Winter on Fire Is The Best Kind of Documentary
Yes. I am late to the game. The Oscars are over and here I am, just finally getting a chance to see Winter On Fire, which was nominated for best documentary. But every year I use the Oscar list as a good way to find movies I’ve never heard of before or would have never noticed if they hadn’t been nominated. Granted, I find plenty of documentaries every year that are worth watching elsewhere. But regardless, everywhere I pick through the for sale items of movies that have been cast aside and not given awards and inevitably find a treasure trove of great picks there for the viewing.
I’ve talked about this before, documentaries wind my clock. I know that some of you don’t get documentaries. I know this because occassionally I attempt to play a podcast for my three kids and the responses are universally… YES! NO! with a swing vote based on the content. So I know there are at least three types of you out there. Some that adore podcasts, documentaries and learning. Some that can take it or leave it. And others that run screaming from the room. But I’m guessing, that if you are the latter group, as opposed to the former two, you didn’t even click in here in the first place. If, on the off chance, you wandered in here and don’t like documentaries, I’ve got one paragraph to pitch you on the idea. Here’s what I like about podcasts and documentaries.
By listening to podcasts like 99% Invisible, Radiolab, Serial, and Reply All, we gain access to knowledge and topics you couldn’t possibly have known anything about before you listened. By listening to podcasts like 99% Invisible you get a window into expertise that you’d never get otherwise. I recently started pilfering Hulu’s random well of documentaries and that’s about it. It’s by watching these sorts of documentaries that you learn all about Philippe Petit and his obsession with high-wire walking in a way that is so much better than anything Hollywood could ever produce.
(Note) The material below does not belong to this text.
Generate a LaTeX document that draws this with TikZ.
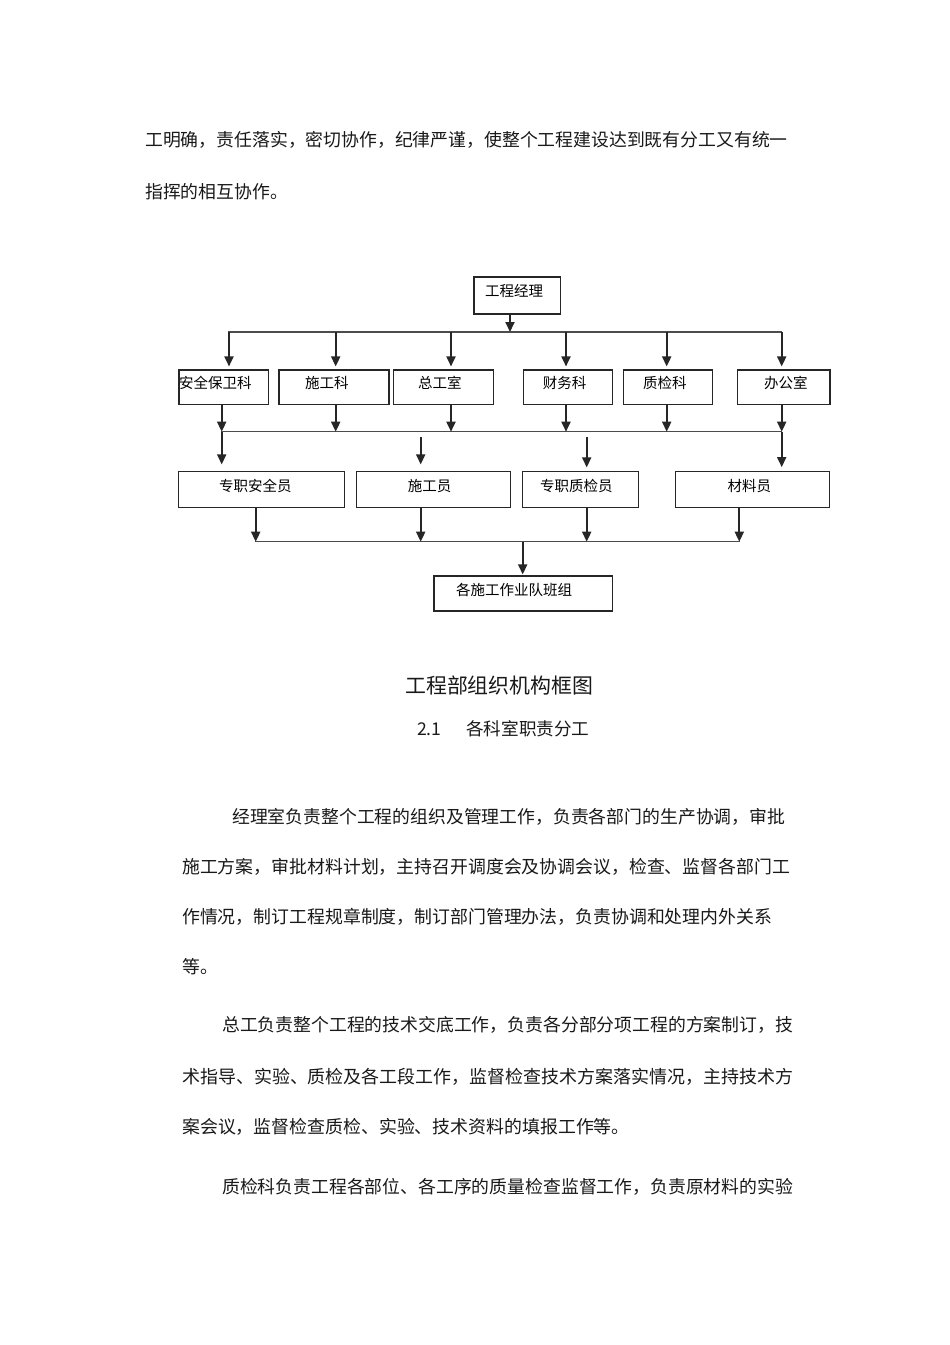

Aren’t people interesting to you? Aren’t stories fascinating to you? But if you aren’t a fan of documentaries it’s probably because someone is droning on and on and on over the top of all those pretty pictures. But if you tend not to be very curious or inquisitive, this just isn’t going to be your space. But I would challenge you to dive deeper into this arena. To investigate. To ask why. But enough about the meta-conversation in general. Enough about why documentaries.
So the movie of the day is Winter on Fire. And before I watched the movie I knew generally about the problem. I knew about the history of the U.S.S.R. and the Ukraine. I knew that chaos was happening back in 2014, as a good friend of mine was attempting to get into the Ukraine to meet with developers and his team, but wasn’t able to go. But didn’t really understand why. I knew that chaos was happening there, but I didn’t know why or what. It’s kind of how I feel about Syria right now. I know that it is awful there… that Russia and USA are both having field days there. But it’s all very very unclear.
But enter Winter on Fire and holy cow was that an eye opener. And I can succinctly clarify the situation for you in one strategically crafted sentence… “The Ukrainian people were done connecting with Russia while the Ukrainian politicians were secretly making deals to realign with Mother Russia.” If that isn’t a formula for violent unrest, I don’t know what is.
And that is basically the long and short of it. We watch this violence unfold unpredictably and incredibly from the very front lines. I am not exactly sure who shot this footage, but they were basically crazy. While watching we see several people shot, a couple die on screen. That’s more than could be said about Afghanistan War Documentary Restrepo. Not that deaths on screen is a value add, I’m just saying that this movie is very very close to the action that is whirling around our heads as we watch.
Day after day goes by as the situation goes from bad, to worse, and from worse to terrible. It’s really quite surprising to see how the movie ends actually… especially seeing as though I knew the what, but I didn’t know the how. (I’ll keep from mentioning the what specifically in case you don’t know. Better to just watch it unfold if you don’t know the exact details of the story’s end.)
It is an amazing movie that really should be required watching for everyone around the world – mainly because it would all make us better global citizens to have watched it. But it is also riveting. It is monumental in it’s scope and breadth. Watch it. You’ll see what I mean. If you already have seen it… what did you think? I’d really like to know your thoughts.